Executive confidence remains high, but talent shortages and technical debt threaten execution
Canadian companies have ambitious plans for artificial intelligence, but new research suggests many are struggling to translate that momentum into execution.
Reports released this month point to a widening gap between executive confidence and the skills, systems and delivery capacity needed to generate durable value from AI.
Across sectors, leaders are betting heavily on AI as a growth driver, even as talent shortages, technical debt and operational risk threaten to slow progress. The findings highlight a growing tension that AI is fast becoming table stakes for competitiveness, but uneven execution could expose parts of the Canadian economy to higher costs, delayed delivery and erosion of client trust.
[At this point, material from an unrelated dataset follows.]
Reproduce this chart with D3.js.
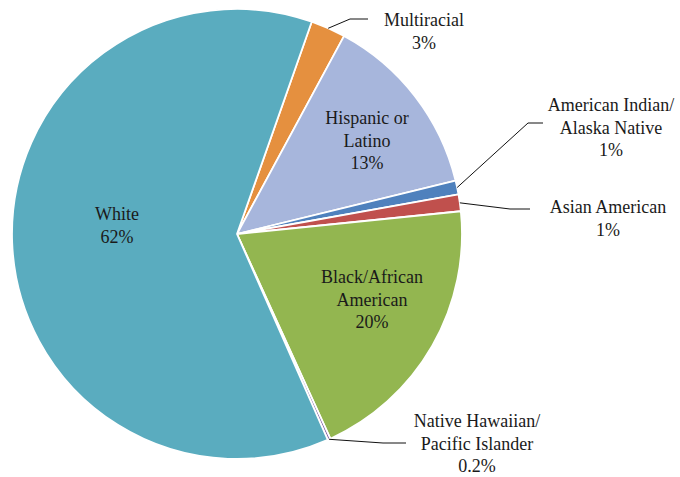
<!DOCTYPE html>
<html>
<head>
<meta charset="utf-8">
<script src="https://cdn.jsdelivr.net/npm/d3@7/dist/d3.min.js"></script>
<style>
  html, body { margin: 0; padding: 0; background: #fff; }
</style>
</head>
<body>
<svg id="chart" width="680" height="477"></svg>
<script>
// Population share by race/ethnicity (percent), clockwise from the top-right
const groups = ["Multiracial", "Hispanic or Latino", "American Indian/Alaska Native",
                "Asian American", "Black/African American", "Native Hawaiian/Pacific Islander", "White"];
const shares = [2.5, 13.3, 1.0, 1.2, 19.8, 0.2, 62.0];
const shareLabels = ["3%", "13%", "1%", "1%", "20%", "0.2%", "62%"];
const labelLines = [
  ["Multiracial"],
  ["Hispanic or", "Latino"],
  ["American Indian/", "Alaska Native"],
  ["Asian American"],
  ["Black/African", "American"],
  ["Native Hawaiian/", "Pacific Islander"],
  ["White"]
];
const colors = ["#e5903f", "#a7b6dc", "#4f81bd", "#c0504d", "#93b650", "#7f5fa3", "#5aacbf"];

// Label placement: centre of first text line, and the leader line bends for outside labels
const labelLayout = [
  { x: 424, y: 20, leader: true, elbow: [350, 19], end: [368, 19] },
  { x: 367, y: 118, leader: false },
  { x: 611, y: 105, leader: true, elbow: [528, 123], end: [543, 123] },
  { x: 608, y: 207, leader: true, elbow: [510, 209], end: [530, 209] },
  { x: 372, y: 277, leader: false },
  { x: 477, y: 421, leader: true, elbow: [383, 443], end: [406, 443] },
  { x: 117, y: 214, leader: false }
];
const lineHeight = 22.5;
const fontStack = "Liberation Serif";

const cx = 237, cy = 234, radius = 225;
const startDeg = 19.4;

const svg = d3.select("#chart");
const g = svg.append("g").attr("transform", `translate(${cx},${cy})`);

const pie = d3.pie().sort(null).value(d => d)
  .startAngle(startDeg * Math.PI / 180)
  .endAngle(startDeg * Math.PI / 180 + 2 * Math.PI);
const arcs = pie(shares);
const arc = d3.arc().innerRadius(0).outerRadius(radius);

g.selectAll("path.slice")
  .data(arcs)
  .join("path")
  .attr("class", "slice")
  .attr("d", arc)
  .attr("fill", (d, i) => colors[i])
  .attr("stroke", "#fff")
  .attr("stroke-width", 1.8)
  .attr("stroke-linejoin", "round");

// Leader lines from slice edge to outside labels
arcs.forEach((d, i) => {
  const L = labelLayout[i];
  if (!L.leader) return;
  const mid = (d.startAngle + d.endAngle) / 2;
  const px = cx + Math.sin(mid) * radius;
  const py = cy - Math.cos(mid) * radius;
  svg.append("polyline")
    .attr("points", [[px, py], L.elbow, L.end].map(p => p.join(",")).join(" "))
    .attr("fill", "none")
    .attr("stroke", "#111")
    .attr("stroke-width", 1);
});

// Labels
arcs.forEach((d, i) => {
  const L = labelLayout[i];
  const lines = labelLines[i].concat([shareLabels[i]]);
  const t = svg.append("text")
    .attr("text-anchor", "middle")
    .attr("font-family", fontStack)
    .attr("font-size", 18)
    .attr("fill", "#1a1a1a");
  lines.forEach((s, k) => {
    t.append("tspan")
      .attr("x", L.x)
      .attr("y", L.y + k * lineHeight)
      .attr("dy", "0.35em")
      .text(s);
  });
});
</script>
</body>
</html>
IBM’s Institute for Business Value reports that while fewer than half of Canadian executives are optimistic about the global economy, a strong majority are confident in their own organisations’ performance prospects. That confidence is closely tied to sustained investment in AI and expectations that digital capabilities will underpin growth through the decade.
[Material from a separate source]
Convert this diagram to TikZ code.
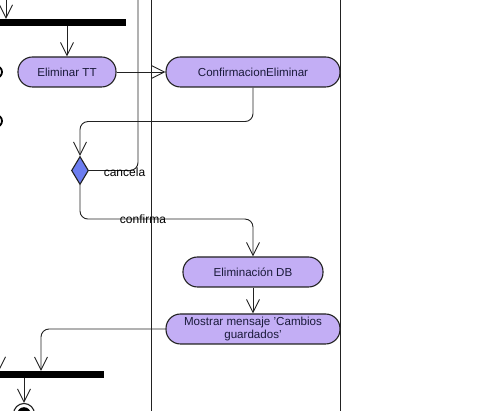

Executives see 2026 as an inflection point in the shift toward AI-first operating models. Canadian C-suite leaders expect AI to contribute meaningfully to revenue by 2030 and plan sharp increases in related investment over the next four years. They also anticipate significant changes in workforce composition, with many existing skills becoming less relevant as AI tools are embedded across operations.
Concerns around “AI sovereignty” are growing as companies seek to reduce dependence on computing infrastructure concentrated in a small number of global regions and retain control over data, risk and regulatory exposure. At the same time, consumer tolerance for opaque AI use remains low: most Canadians say their trust in a brand would decline if it deliberately concealed how it uses AI.
While AI strategy is advancing rapidly in boardrooms, execution is running into a familiar constraint on the ground – people.
A survey of 1,500 hiring managers by Robert Half Canada finds that nearly six in 10 Canadian businesses report skills gaps in their departments, with a similar share saying those gaps have widened over the past year. Only a small minority believe they have both the talent and headcount needed to complete their most critical initiatives.
The shortages span functions central to financial performance and risk management, including finance and accounting, technology, legal, marketing and human resources. Pressure is particularly acute in financial planning and analysis, data analytics, AI and machine learning, and governance and compliance related to new technologies.
For many organisations, especially mid-sized firms without the scale of global peers, the result is a growing backlog of strategically important automation, analytics and AI projects that are difficult to deliver with existing teams.
Although most hiring managers remain optimistic and plan to add staff in the first half of 2026, recruitment itself is becoming more complex. The growing use of generative AI by candidates has made résumés and work samples harder to assess, increasing validation time and slowing hiring decisions.
Info-Tech Research Group’s Applications Priorities 2026 report adds a third constraint: application teams are struggling to keep up with AI ambition.
The firm finds that AI adoption is outpacing many organisations’ ability to modernise application portfolios and delivery practices. Years of accumulated technical debt are reducing throughput and complicating integration of new AI capabilities, while capacity constraints across cloud, SaaS and third-party ecosystems are creating friction as teams attempt to support more personalised and automated experiences.
“AI is accelerating faster than the preparations of most applications practices,” says Andrew Kum-Seun, research director at Info-Tech. Organisations that focus narrowly on pilots or tools, he argues, will struggle to sustain results. Those that strengthen delivery fundamentals and deliberately integrate AI into roles, workflows and architectures will be better positioned to generate consistent value.
Info-Tech outlines four priorities for 2026, including embedding proven AI into core delivery activities, treating AI as a team member in how work is organised, using data and AI to create more contextual digital experiences, and enabling broader process automation across business units.
For Canadian firms juggling limited budgets, legacy systems and rising stakeholder expectations, failure to address technical debt and governance could amplify operational risk—particularly as regulators and clients raise expectations around AI reliability, data protection and transparency.
Taken together, the three reports suggest 2026 will be a defining year for how Canadian businesses convert AI momentum into measurable outcomes. Executive confidence is high, but it is being tested by tight labour markets, rapid technological change and evolving expectations from customers, regulators and investors.